What you will do
Would you transcribe the listing that follows, character for character, and omit its images?

Dataset content
"""
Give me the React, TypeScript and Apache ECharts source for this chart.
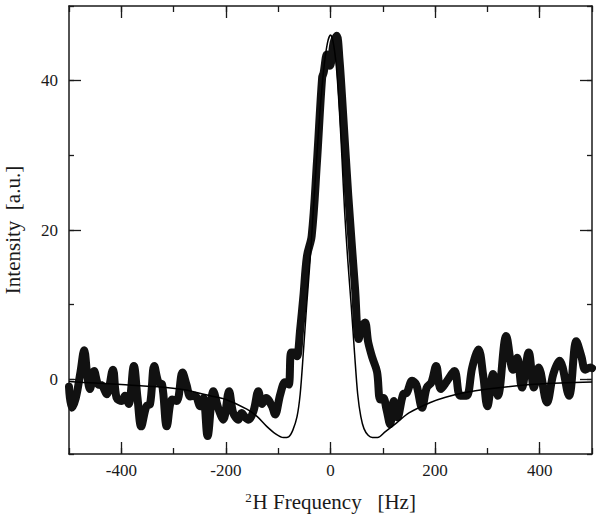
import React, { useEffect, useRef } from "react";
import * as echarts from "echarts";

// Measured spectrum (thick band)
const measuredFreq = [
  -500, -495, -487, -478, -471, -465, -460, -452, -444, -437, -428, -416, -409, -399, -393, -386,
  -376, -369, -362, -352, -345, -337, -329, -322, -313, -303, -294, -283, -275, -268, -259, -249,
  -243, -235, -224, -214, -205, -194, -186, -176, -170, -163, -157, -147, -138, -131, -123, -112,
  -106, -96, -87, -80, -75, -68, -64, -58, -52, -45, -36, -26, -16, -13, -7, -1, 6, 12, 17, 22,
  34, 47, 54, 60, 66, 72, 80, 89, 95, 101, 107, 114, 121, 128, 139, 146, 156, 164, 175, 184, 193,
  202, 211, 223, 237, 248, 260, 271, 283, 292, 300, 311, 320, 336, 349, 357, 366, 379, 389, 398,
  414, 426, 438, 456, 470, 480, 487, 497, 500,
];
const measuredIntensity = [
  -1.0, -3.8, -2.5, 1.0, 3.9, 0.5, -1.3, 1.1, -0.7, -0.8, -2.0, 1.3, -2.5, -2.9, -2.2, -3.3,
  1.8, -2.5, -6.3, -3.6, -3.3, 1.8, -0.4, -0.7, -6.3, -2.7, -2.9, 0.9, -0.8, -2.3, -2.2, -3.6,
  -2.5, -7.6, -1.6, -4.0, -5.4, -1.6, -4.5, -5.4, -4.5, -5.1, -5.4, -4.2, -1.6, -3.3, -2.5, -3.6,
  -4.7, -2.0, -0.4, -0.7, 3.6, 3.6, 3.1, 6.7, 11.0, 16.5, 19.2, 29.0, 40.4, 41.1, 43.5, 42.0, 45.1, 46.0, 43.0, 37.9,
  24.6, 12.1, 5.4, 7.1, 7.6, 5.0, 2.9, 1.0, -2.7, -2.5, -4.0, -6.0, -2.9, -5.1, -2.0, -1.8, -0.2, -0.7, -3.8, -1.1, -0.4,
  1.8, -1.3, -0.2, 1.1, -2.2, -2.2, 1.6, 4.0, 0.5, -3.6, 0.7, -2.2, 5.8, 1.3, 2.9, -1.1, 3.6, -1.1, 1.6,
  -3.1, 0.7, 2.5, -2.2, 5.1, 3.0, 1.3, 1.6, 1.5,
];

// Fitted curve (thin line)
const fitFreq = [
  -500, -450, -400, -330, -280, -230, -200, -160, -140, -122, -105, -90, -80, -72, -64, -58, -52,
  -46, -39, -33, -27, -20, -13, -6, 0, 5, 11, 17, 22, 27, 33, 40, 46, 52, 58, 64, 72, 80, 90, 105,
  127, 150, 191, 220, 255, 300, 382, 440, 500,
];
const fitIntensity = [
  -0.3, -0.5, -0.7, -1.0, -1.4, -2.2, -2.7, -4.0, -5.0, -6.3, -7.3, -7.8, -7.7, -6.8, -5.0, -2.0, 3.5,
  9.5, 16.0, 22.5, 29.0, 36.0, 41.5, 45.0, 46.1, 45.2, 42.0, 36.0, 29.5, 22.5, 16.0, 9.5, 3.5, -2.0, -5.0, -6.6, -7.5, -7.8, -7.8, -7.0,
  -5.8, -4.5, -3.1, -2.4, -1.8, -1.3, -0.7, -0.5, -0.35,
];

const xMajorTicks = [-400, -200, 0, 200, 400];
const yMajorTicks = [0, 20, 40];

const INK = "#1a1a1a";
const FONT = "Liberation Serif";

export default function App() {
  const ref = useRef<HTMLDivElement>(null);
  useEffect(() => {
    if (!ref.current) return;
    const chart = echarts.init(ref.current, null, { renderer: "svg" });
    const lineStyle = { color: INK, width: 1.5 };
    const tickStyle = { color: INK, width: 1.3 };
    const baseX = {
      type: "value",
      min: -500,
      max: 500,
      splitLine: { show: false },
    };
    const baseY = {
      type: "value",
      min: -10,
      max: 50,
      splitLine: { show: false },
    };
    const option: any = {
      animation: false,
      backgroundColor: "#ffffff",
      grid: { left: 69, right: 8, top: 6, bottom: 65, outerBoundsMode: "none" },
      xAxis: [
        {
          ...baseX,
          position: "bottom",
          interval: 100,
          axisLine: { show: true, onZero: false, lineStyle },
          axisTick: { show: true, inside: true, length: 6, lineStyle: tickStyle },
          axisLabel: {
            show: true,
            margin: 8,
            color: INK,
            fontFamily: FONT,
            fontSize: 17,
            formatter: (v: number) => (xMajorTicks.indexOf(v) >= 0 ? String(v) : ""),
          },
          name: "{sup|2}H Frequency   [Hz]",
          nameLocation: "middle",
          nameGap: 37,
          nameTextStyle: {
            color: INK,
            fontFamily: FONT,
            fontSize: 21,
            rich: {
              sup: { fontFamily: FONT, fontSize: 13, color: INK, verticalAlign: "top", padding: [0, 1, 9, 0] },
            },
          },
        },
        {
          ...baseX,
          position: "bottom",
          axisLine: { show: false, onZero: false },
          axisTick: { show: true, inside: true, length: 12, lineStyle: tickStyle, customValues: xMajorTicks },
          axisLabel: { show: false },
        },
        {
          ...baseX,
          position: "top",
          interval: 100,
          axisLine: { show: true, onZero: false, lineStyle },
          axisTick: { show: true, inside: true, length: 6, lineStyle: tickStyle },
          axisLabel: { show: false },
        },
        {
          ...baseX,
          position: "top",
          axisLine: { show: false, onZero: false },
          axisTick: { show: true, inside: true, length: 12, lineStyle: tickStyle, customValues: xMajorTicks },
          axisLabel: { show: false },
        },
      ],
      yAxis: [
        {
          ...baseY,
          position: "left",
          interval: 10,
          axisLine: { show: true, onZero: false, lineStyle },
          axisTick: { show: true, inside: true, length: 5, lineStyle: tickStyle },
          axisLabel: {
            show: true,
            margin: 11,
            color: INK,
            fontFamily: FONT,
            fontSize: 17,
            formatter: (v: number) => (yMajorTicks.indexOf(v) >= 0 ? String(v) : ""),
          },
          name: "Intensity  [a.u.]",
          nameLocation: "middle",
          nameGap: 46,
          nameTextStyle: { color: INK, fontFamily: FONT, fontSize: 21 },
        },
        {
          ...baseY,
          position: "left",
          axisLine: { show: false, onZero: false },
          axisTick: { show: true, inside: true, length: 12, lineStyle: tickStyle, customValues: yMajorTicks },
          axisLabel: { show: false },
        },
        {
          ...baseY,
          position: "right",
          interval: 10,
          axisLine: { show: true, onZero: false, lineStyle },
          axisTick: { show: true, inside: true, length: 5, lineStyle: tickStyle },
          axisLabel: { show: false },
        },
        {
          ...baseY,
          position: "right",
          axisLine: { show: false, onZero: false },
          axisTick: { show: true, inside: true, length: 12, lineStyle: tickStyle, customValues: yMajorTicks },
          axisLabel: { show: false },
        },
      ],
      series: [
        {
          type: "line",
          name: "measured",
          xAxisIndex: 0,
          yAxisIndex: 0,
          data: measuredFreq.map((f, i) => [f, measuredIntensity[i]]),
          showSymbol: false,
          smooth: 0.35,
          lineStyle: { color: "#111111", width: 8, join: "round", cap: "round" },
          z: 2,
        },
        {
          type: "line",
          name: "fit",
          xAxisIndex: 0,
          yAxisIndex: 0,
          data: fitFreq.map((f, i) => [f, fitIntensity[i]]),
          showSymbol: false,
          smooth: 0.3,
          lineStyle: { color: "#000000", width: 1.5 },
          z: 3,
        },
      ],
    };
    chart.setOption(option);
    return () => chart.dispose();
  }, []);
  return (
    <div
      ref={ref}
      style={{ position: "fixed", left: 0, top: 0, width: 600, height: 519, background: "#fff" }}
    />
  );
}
"""
Written answer
Give me the React, TypeScript and Apache ECharts source for this chart.
import React, { useEffect, useRef } from "react";
import * as echarts from "echarts";

// Measured spectrum (thick band)
const measuredFreq = [
  -500, -495, -487, -478, -471, -465, -460, -452, -444, -437, -428, -416, -409, -399, -393, -386,
  -376, -369, -362, -352, -345, -337, -329, -322, -313, -303, -294, -283, -275, -268, -259, -249,
  -243, -235, -224, -214, -205, -194, -186, -176, -170, -163, -157, -147, -138, -131, -123, -112,
  -106, -96, -87, -80, -75, -68, -64, -58, -52, -45, -36, -26, -16, -13, -7, -1, 6, 12, 17, 22,
  34, 47, 54, 60, 66, 72, 80, 89, 95, 101, 107, 114, 121, 128, 139, 146, 156, 164, 175, 184, 193,
  202, 211, 223, 237, 248, 260, 271, 283, 292, 300, 311, 320, 336, 349, 357, 366, 379, 389, 398,
  414, 426, 438, 456, 470, 480, 487, 497, 500,
];
const measuredIntensity = [
  -1.0, -3.8, -2.5, 1.0, 3.9, 0.5, -1.3, 1.1, -0.7, -0.8, -2.0, 1.3, -2.5, -2.9, -2.2, -3.3,
  1.8, -2.5, -6.3, -3.6, -3.3, 1.8, -0.4, -0.7, -6.3, -2.7, -2.9, 0.9, -0.8, -2.3, -2.2, -3.6,
  -2.5, -7.6, -1.6, -4.0, -5.4, -1.6, -4.5, -5.4, -4.5, -5.1, -5.4, -4.2, -1.6, -3.3, -2.5, -3.6,
  -4.7, -2.0, -0.4, -0.7, 3.6, 3.6, 3.1, 6.7, 11.0, 16.5, 19.2, 29.0, 40.4, 41.1, 43.5, 42.0, 45.1, 46.0, 43.0, 37.9,
  24.6, 12.1, 5.4, 7.1, 7.6, 5.0, 2.9, 1.0, -2.7, -2.5, -4.0, -6.0, -2.9, -5.1, -2.0, -1.8, -0.2, -0.7, -3.8, -1.1, -0.4,
  1.8, -1.3, -0.2, 1.1, -2.2, -2.2, 1.6, 4.0, 0.5, -3.6, 0.7, -2.2, 5.8, 1.3, 2.9, -1.1, 3.6, -1.1, 1.6,
  -3.1, 0.7, 2.5, -2.2, 5.1, 3.0, 1.3, 1.6, 1.5,
];

// Fitted curve (thin line)
const fitFreq = [
  -500, -450, -400, -330, -280, -230, -200, -160, -140, -122, -105, -90, -80, -72, -64, -58, -52,
  -46, -39, -33, -27, -20, -13, -6, 0, 5, 11, 17, 22, 27, 33, 40, 46, 52, 58, 64, 72, 80, 90, 105,
  127, 150, 191, 220, 255, 300, 382, 440, 500,
];
const fitIntensity = [
  -0.3, -0.5, -0.7, -1.0, -1.4, -2.2, -2.7, -4.0, -5.0, -6.3, -7.3, -7.8, -7.7, -6.8, -5.0, -2.0, 3.5,
  9.5, 16.0, 22.5, 29.0, 36.0, 41.5, 45.0, 46.1, 45.2, 42.0, 36.0, 29.5, 22.5, 16.0, 9.5, 3.5, -2.0, -5.0, -6.6, -7.5, -7.8, -7.8, -7.0,
  -5.8, -4.5, -3.1, -2.4, -1.8, -1.3, -0.7, -0.5, -0.35,
];

const xMajorTicks = [-400, -200, 0, 200, 400];
const yMajorTicks = [0, 20, 40];

const INK = "#1a1a1a";
const FONT = "Liberation Serif";

export default function App() {
  const ref = useRef<HTMLDivElement>(null);
  useEffect(() => {
    if (!ref.current) return;
    const chart = echarts.init(ref.current, null, { renderer: "svg" });
    const lineStyle = { color: INK, width: 1.5 };
    const tickStyle = { color: INK, width: 1.3 };
    const baseX = {
      type: "value",
      min: -500,
      max: 500,
      splitLine: { show: false },
    };
    const baseY = {
      type: "value",
      min: -10,
      max: 50,
      splitLine: { show: false },
    };
    const option: any = {
      animation: false,
      backgroundColor: "#ffffff",
      grid: { left: 69, right: 8, top: 6, bottom: 65, outerBoundsMode: "none" },
      xAxis: [
        {
          ...baseX,
          position: "bottom",
          interval: 100,
          axisLine: { show: true, onZero: false, lineStyle },
          axisTick: { show: true, inside: true, length: 6, lineStyle: tickStyle },
          axisLabel: {
            show: true,
            margin: 8,
            color: INK,
            fontFamily: FONT,
            fontSize: 17,
            formatter: (v: number) => (xMajorTicks.indexOf(v) >= 0 ? String(v) : ""),
          },
          name: "{sup|2}H Frequency   [Hz]",
          nameLocation: "middle",
          nameGap: 37,
          nameTextStyle: {
            color: INK,
            fontFamily: FONT,
            fontSize: 21,
            rich: {
              sup: { fontFamily: FONT, fontSize: 13, color: INK, verticalAlign: "top", padding: [0, 1, 9, 0] },
            },
          },
        },
        {
          ...baseX,
          position: "bottom",
          axisLine: { show: false, onZero: false },
          axisTick: { show: true, inside: true, length: 12, lineStyle: tickStyle, customValues: xMajorTicks },
          axisLabel: { show: false },
        },
        {
          ...baseX,
          position: "top",
          interval: 100,
          axisLine: { show: true, onZero: false, lineStyle },
          axisTick: { show: true, inside: true, length: 6, lineStyle: tickStyle },
          axisLabel: { show: false },
        },
        {
          ...baseX,
          position: "top",
          axisLine: { show: false, onZero: false },
          axisTick: { show: true, inside: true, length: 12, lineStyle: tickStyle, customValues: xMajorTicks },
          axisLabel: { show: false },
        },
      ],
      yAxis: [
        {
          ...baseY,
          position: "left",
          interval: 10,
          axisLine: { show: true, onZero: false, lineStyle },
          axisTick: { show: true, inside: true, length: 5, lineStyle: tickStyle },
          axisLabel: {
            show: true,
            margin: 11,
            color: INK,
            fontFamily: FONT,
            fontSize: 17,
            formatter: (v: number) => (yMajorTicks.indexOf(v) >= 0 ? String(v) : ""),
          },
          name: "Intensity  [a.u.]",
          nameLocation: "middle",
          nameGap: 46,
          nameTextStyle: { color: INK, fontFamily: FONT, fontSize: 21 },
        },
        {
          ...baseY,
          position: "left",
          axisLine: { show: false, onZero: false },
          axisTick: { show: true, inside: true, length: 12, lineStyle: tickStyle, customValues: yMajorTicks },
          axisLabel: { show: false },
        },
        {
          ...baseY,
          position: "right",
          interval: 10,
          axisLine: { show: true, onZero: false, lineStyle },
          axisTick: { show: true, inside: true, length: 5, lineStyle: tickStyle },
          axisLabel: { show: false },
        },
        {
          ...baseY,
          position: "right",
          axisLine: { show: false, onZero: false },
          axisTick: { show: true, inside: true, length: 12, lineStyle: tickStyle, customValues: yMajorTicks },
          axisLabel: { show: false },
        },
      ],
      series: [
        {
          type: "line",
          name: "measured",
          xAxisIndex: 0,
          yAxisIndex: 0,
          data: measuredFreq.map((f, i) => [f, measuredIntensity[i]]),
          showSymbol: false,
          smooth: 0.35,
          lineStyle: { color: "#111111", width: 8, join: "round", cap: "round" },
          z: 2,
        },
        {
          type: "line",
          name: "fit",
          xAxisIndex: 0,
          yAxisIndex: 0,
          data: fitFreq.map((f, i) => [f, fitIntensity[i]]),
          showSymbol: false,
          smooth: 0.3,
          lineStyle: { color: "#000000", width: 1.5 },
          z: 3,
        },
      ],
    };
    chart.setOption(option);
    return () => chart.dispose();
  }, []);
  return (
    <div
      ref={ref}
      style={{ position: "fixed", left: 0, top: 0, width: 600, height: 519, background: "#fff" }}
    />
  );
}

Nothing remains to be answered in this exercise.